23h41. Terminei um dia do diário e me dei por satisfeito. Muito chato digitar sem criar, sem ao menos descrever algo novo. Já está tudo posto lá. Embora tenha chegado num dia decisivo do diário em que terei que narrar fatos que omiti para poupar a cabeça de um funcionário do Manicômio que acabou sendo posto para fora do mesmo jeito. Estou com uma fome de comer bagana, biscoito, Torcida. Vou me esbaldar neles agora.

23h54. Acho que vou dormir. Comi meio pacote de Torcida sabor cebola – delícia – e três Bono de chocolate. Mas a fome dos remédios persiste. Acho que vou comer o resto da paçoca com feijão.

0h. Não havia mais paçoca, então apelei para minha velha e querida farinha láctea. Caramba até chegar no episódio do meu reencontro com a farinha láctea no diário do Manicômio ainda leva um tempão. Que saco. Se o meu padrasto for dormir na próxima meia-hora, certas coisas podem ser diferentes. Para melhor. Ter a noite só para mim é sempre bom. À noite todos os gatos são pardos, já dizia o ditado. Mas não planejo nada demais, talvez jogar o Zeldinha. Por falar em Zeldinha, eu tenho o Zeldinha mesmo, do SNES no Wii U. Foi o primeiro – e único até agora – jogo que comprei no eShop da Nintendo. Quero muito comprar o Super Metroid, o Metroid Fusion e o Metroid Zero Mission, mas não faz sentido comprar se não jogo os que já tenho. Se zerar um que eu tenha, eu posso até me dar ao luxo de comprar um dos Metroids. Mas antes preciso zerar algum. Essa é a condição que eu acho justa me impor.

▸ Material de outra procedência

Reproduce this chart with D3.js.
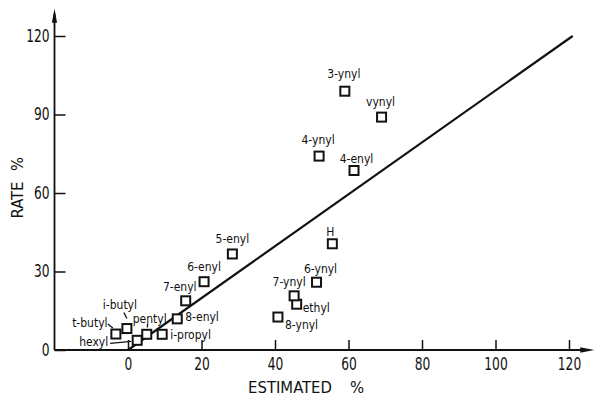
<!DOCTYPE html>
<html>
<head>
<meta charset="utf-8">
<script src="https://cdn.jsdelivr.net/npm/d3@7"></script>
<style>
  html, body { margin: 0; padding: 0; background: #fff; }
  svg { display: block; }
  text { font-family: "DejaVu Sans Condensed", "DejaVu Sans", sans-serif; fill: #111; }
</style>
</head>
<body>
<svg id="chart" width="595" height="396"></svg>
<script>
// Substituents: estimated vs measured rate (%)
const names = ["t-butyl", "i-butyl", "hexyl", "pentyl", "i-propyl", "8-enyl", "7-enyl",
  "6-enyl", "5-enyl", "8-ynyl", "ethyl", "7-ynyl", "6-ynyl", "H", "4-ynyl", "4-enyl",
  "3-ynyl", "vynyl"];
const estimated = [-3.3, -0.3, 2.5, 5.1, 9.3, 13.4, 15.7, 20.7, 28.4, 40.8, 45.9, 45.2,
  51.3, 55.6, 52.0, 61.5, 59.0, 69.0];
const rate = [6.1, 8.2, 3.7, 6.0, 6.0, 11.9, 18.8, 26.1, 36.7, 12.6, 17.5, 20.7,
  25.9, 40.6, 74.1, 68.6, 98.9, 89.0];

// Fitted line (estimated = rate)
const fitX = [0, 121];
const fitY = [0, 120];

const xTicks = [0, 20, 40, 60, 80, 100, 120];
const yTicks = [0, 30, 60, 90, 120];

// Label placement around each marker (pixel offsets) and optional leader segments
const labelLayout = {
  "t-butyl":  { dx: -26, dy: -11, anchor: "middle", leader: [[-8, -10], [-3, -6]] },
  "i-butyl":  { dx: -7,  dy: -24, anchor: "middle", leader: [[-3, -16], [0, -10]] },
  "hexyl":    { dx: -29, dy: 1,   anchor: "end",    leader: [[-27, 3], [-6, 1]] },
  "pentyl":   { dx: 3,   dy: -16, anchor: "middle", leader: [[1, -11], [0.5, -7]] },
  "i-propyl": { dx: 8,   dy: 0,   anchor: "start" },
  "8-enyl":   { dx: 8,   dy: -2,  anchor: "start" },
  "7-enyl":   { dx: -6,  dy: -14, anchor: "middle" },
  "6-enyl":   { dx: 0,   dy: -15, anchor: "middle" },
  "5-enyl":   { dx: 0,   dy: -15, anchor: "middle" },
  "8-ynyl":   { dx: 7,   dy: 8,   anchor: "start" },
  "ethyl":    { dx: 6,   dy: 4,   anchor: "start" },
  "7-ynyl":   { dx: -5,  dy: -14, anchor: "middle" },
  "6-ynyl":   { dx: 4,   dy: -13, anchor: "middle" },
  "H":        { dx: -2,  dy: -12, anchor: "middle" },
  "4-ynyl":   { dx: -1,  dy: -16, anchor: "middle" },
  "4-enyl":   { dx: 2.5, dy: -12, anchor: "middle" },
  "3-ynyl":   { dx: -1,  dy: -17, anchor: "middle" },
  "vynyl":    { dx: -1,  dy: -15, anchor: "middle" }
};

const svg = d3.select("#chart");

const x = d3.scaleLinear().domain([0, 120]).range([128, 569]);
const y = d3.scaleLinear().domain([0, 120]).range([350, 36]);

const xMin = -20, xMax = 126.6, yMax = 130;
const ink = "#111";
const narrow = 0.8;   // horizontal squeeze for the tall, narrow numerals

// Axis lines with arrowheads
svg.append("line")
  .attr("x1", x(xMin)).attr("y1", y(0)).attr("x2", x(xMax) - 4).attr("y2", y(0))
  .attr("stroke", ink).attr("stroke-width", 1.8);
svg.append("path")
  .attr("d", `M${x(xMax) + 1},${y(0)} L${x(xMax) - 13},${y(0) - 2.8} L${x(xMax) - 13},${y(0) + 2.8} Z`)
  .attr("fill", ink);
svg.append("line")
  .attr("x1", x(xMin)).attr("y1", y(0)).attr("x2", x(xMin)).attr("y2", y(yMax) + 4)
  .attr("stroke", ink).attr("stroke-width", 1.8);
svg.append("path")
  .attr("d", `M${x(xMin)},${y(yMax) - 1} L${x(xMin) - 2.6},${y(yMax) + 13} L${x(xMin) + 2.6},${y(yMax) + 13} Z`)
  .attr("fill", ink);

// Axes: ticks point inward
const xAxis = svg.append("g")
  .attr("transform", `translate(0,${y(0)})`)
  .call(d3.axisBottom(x).tickValues(xTicks).tickSizeInner(-10).tickSizeOuter(0).tickPadding(8));
const yAxis = svg.append("g")
  .attr("transform", `translate(${x(xMin)},0)`)
  .call(d3.axisLeft(y).tickValues(yTicks).tickSizeInner(-11).tickSizeOuter(0).tickPadding(5));
[xAxis, yAxis].forEach(g => {
  g.select(".domain").remove();
  g.selectAll(".tick line").attr("stroke", ink).attr("stroke-width", 1.5);
  g.selectAll(".tick text")
    .attr("fill", ink)
    .style("font-family", '"DejaVu Sans Condensed", "DejaVu Sans", sans-serif')
    .style("font-size", "17px");
});
// squeeze tick numerals horizontally, keeping their anchor point
yAxis.selectAll(".tick text").attr("x", -5 / narrow).attr("transform", `scale(${narrow},1)`);
xAxis.selectAll(".tick text").attr("transform", `scale(${narrow},1)`);

// Axis titles
svg.append("text")
  .attr("x", 290).attr("y", 393)
  .attr("text-anchor", "middle")
  .style("font-size", "16.5px")
  .text("ESTIMATED");
svg.append("text")
  .attr("x", 357).attr("y", 393)
  .attr("text-anchor", "middle")
  .style("font-size", "16.5px")
  .text("%");
svg.append("text")
  .attr("transform", `translate(22.5,200) rotate(-90)`)
  .attr("text-anchor", "middle")
  .style("font-size", "16.5px")
  .text("RATE");
svg.append("text")
  .attr("transform", `translate(22.5,164) rotate(-90)`)
  .attr("text-anchor", "middle")
  .style("font-size", "16.5px")
  .text("%");

// Fitted line
svg.append("line")
  .attr("x1", x(fitX[0])).attr("y1", y(fitY[0]))
  .attr("x2", x(fitX[1])).attr("y2", y(fitY[1]))
  .attr("stroke", ink).attr("stroke-width", 2.2);

// Points
const pts = names.map((n, i) => ({ name: n, ex: estimated[i], r: rate[i] }));

const markerSize = 9;
svg.append("g").selectAll("rect")
  .data(pts).join("rect")
  .attr("x", d => x(d.ex) - markerSize / 2)
  .attr("y", d => y(d.r) - markerSize / 2)
  .attr("width", markerSize).attr("height", markerSize)
  .attr("fill", "#fff").attr("stroke", ink).attr("stroke-width", 2);

// Labels and leaders
const lab = svg.append("g");
pts.forEach(d => {
  const L = labelLayout[d.name];
  const px = x(d.ex), py = y(d.r);
  lab.append("text")
    .attr("x", px + L.dx).attr("y", py + L.dy)
    .attr("dy", "0.35em")
    .attr("text-anchor", L.anchor)
    .style("font-size", "12px")
    .text(d.name);
  if (L.leader) {
    lab.append("line")
      .attr("x1", px + L.leader[0][0]).attr("y1", py + L.leader[0][1])
      .attr("x2", px + L.leader[1][0]).attr("y2", py + L.leader[1][1])
      .attr("stroke", ink).attr("stroke-width", 1.3);
  }
});
</script>
</body>
</html>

0h48. Quase comprei o boneco de Malavestros com os meus reward points agora. Vou é dormir, que é o melhor que faço. E mais econômico também. Meu padrasto não vai dormir, então quem vai sou eu. Vai ser um saco acordar cedo amanhã. Quer dizer, hoje, né?

0h55. Queria fumar o meu cigarro antes de dormir, mas com meu padrasto na sala, acho que complica. Vai de Vaporfi mesmo a saideira.


E ela parou sua dança para acolhê-lo. Bailava solta e bela, mas a presença dele se fez mais importante que o delicado e vibrante movimento do seu corpo. Foi como se a canção que a embalava cessasse com a sua presença. Era necessário tomá-lo nos braços, pois, antes de mulher, se sentia agora e primeiramente mãe. Só para acabar com um pequeno texto de ficção como quando comecei este post e mostrar o poder de uma página em branco.